The flag, which means the post office is open, may come down for good later this year because Freeport is among about 2,000 postal outlets eyed for closure by the United States Postal Service. The vast majority are in small towns, officials said.
"When you lose a post office, you lose a little history," said Carol Peterson, city treasurer and resident historian in Freeport. "We've been blessed with this post office for 126 years."
But the march of time is catching up with post offices in rural areas, where population declines have cut demand. Only eight people have a postal box in Freeport, another 23 have mail delivered, said Terry Ball, officer in charge.
Seven miles up the road, 24 people have a box in Danville, Kan., where the post office is also on the closure list. Richard Olivier runs the Danville post office, located in a former gas station where he used to hang out as a boy in the 1950s. People seem resigned to the office closing, he said.
"They really kind of understand the postal service wanting to get into black ink again," Olivier said.
The postal service is losing $23 million a day and is $15 billion in debt, its allowed limit, said Rich Watkins, spokesman for its Mid-America District. The service has cut about 100,000 positions through attrition in the past three years and consolidated sorting and other operations, he said.
The postal service is in such bad financial condition that it may not be able to make a $5.5 billion prepayment for future retiree health benefits due September 30, Postmaster General Patrick Donahoe told a Senate subcommittee last week.
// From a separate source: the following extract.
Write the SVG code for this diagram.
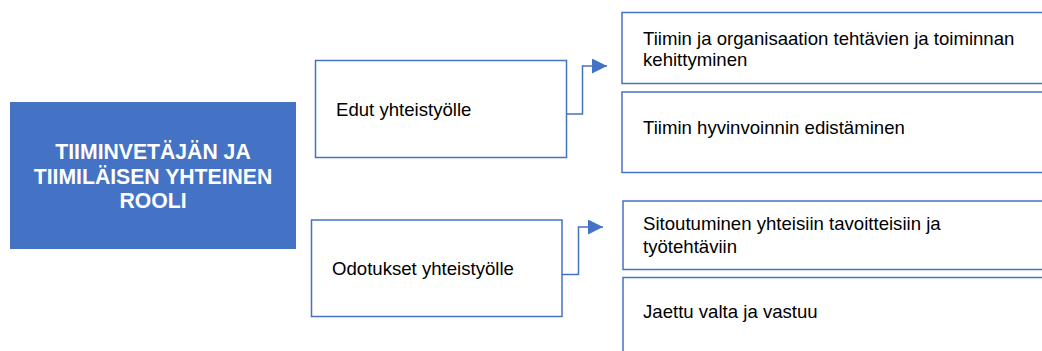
<svg xmlns="http://www.w3.org/2000/svg" width="1042" height="351" viewBox="0 0 1042 351">
<defs>
<style>
.box{fill:#fff;stroke:#4472C4;stroke-width:1.5}
.t{font-family:"Liberation Sans",Arial,sans-serif;font-size:18.6px;fill:#000}
.h{font-family:"Liberation Sans",Arial,sans-serif;font-size:21.2px;font-weight:bold;fill:#fff;text-anchor:middle}
.c{fill:none;stroke:#4472C4;stroke-width:1.5}
</style>
<marker id="ah" markerWidth="15" markerHeight="15" refX="15" refY="7.5" orient="auto" markerUnits="userSpaceOnUse">
<path d="M0,0 L15,7.5 L0,15 Z" fill="#4472C4"/>
</marker>
</defs>
<rect width="1042" height="351" fill="#fff"/>
<g id="main">
<rect x="10" y="102" width="286" height="147" fill="#4472C4"/>
<text class="h" x="153" y="159">TIIMINVETÄJÄN JA</text>
<text class="h" x="153" y="184">TIIMILÄISEN YHTEINEN</text>
<text class="h" x="153" y="208">ROOLI</text>
</g>
<g id="edut">
<rect class="box" x="315.5" y="60.5" width="251" height="97"/>
<text class="t" x="336" y="116">Edut yhteistyölle</text>
</g>
<g id="odotukset">
<rect class="box" x="311.5" y="220" width="250.5" height="96.5"/>
<text class="t" x="332" y="275">Odotukset yhteistyölle</text>
</g>
<g id="r1">
<rect class="box" x="622" y="12.5" width="430" height="71"/>
<text class="t" x="643" y="44.5">Tiimin ja organisaation tehtävien ja toiminnan</text>
<text class="t" x="643" y="65.5">kehittyminen</text>
</g>
<g id="r2">
<rect class="box" x="622" y="92" width="430" height="80.5"/>
<text class="t" x="643" y="133.5">Tiimin hyvinvoinnin edistäminen</text>
</g>
<g id="r3">
<rect class="box" x="623" y="201" width="430" height="68.5"/>
<text class="t" x="643" y="230">Sitoutuminen yhteisiin tavoitteisiin ja</text>
<text class="t" x="643" y="252.5">työtehtäviin</text>
</g>
<g id="r4">
<rect class="box" x="623" y="277.5" width="430" height="90"/>
<text class="t" x="643" y="317.5">Jaettu valta ja vastuu</text>
</g>
<g id="connectors">
<path class="c" d="M566.5,114 H582.5 V66 H607" marker-end="url(#ah)"/>
<path class="c" d="M562,274.5 H578.5 V227 H603" marker-end="url(#ah)"/>
</g>
</svg>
The U.S. agency has lost business to electronic mail and to private sector competitors like FedEx and the United Parcel Service.
In rural communities, post offices can be social centers where people run into neighbors and share news. They help give a town some life, Peterson said.
"Change is tough, we understand that," Watkins said. "Some of these offices have been part of the retail postal system since the 1850s when they were on the rail lines."
But the postal service cannot justify keeping offices that only serve a handful of customers, Watkins said. Beside, he added, people will still get mail, package and stamp-buying services through rural delivery.
Freeport turned back an effort to close its post office in 1997. It is a town that dies hard. Freeport was the smallest incorporated place in the U.S. with a bank until 2009, when it moved. All that's left in Freeport are its five residents, a grain elevator and a church.
"It gets to the point where you get so small you can't bring it back again," said Bill Peterson, the Freeport mayor and the husband of Carol.
But towns don't necessarily live and die by their post offices. Plevna, Kan., population 98, lost its post office in 2009 but people have adjusted, said Monte Bowen, the city clerk.
"It made everybody mad for a while, but it didn't wipe us out," Bowen said. "We're still here."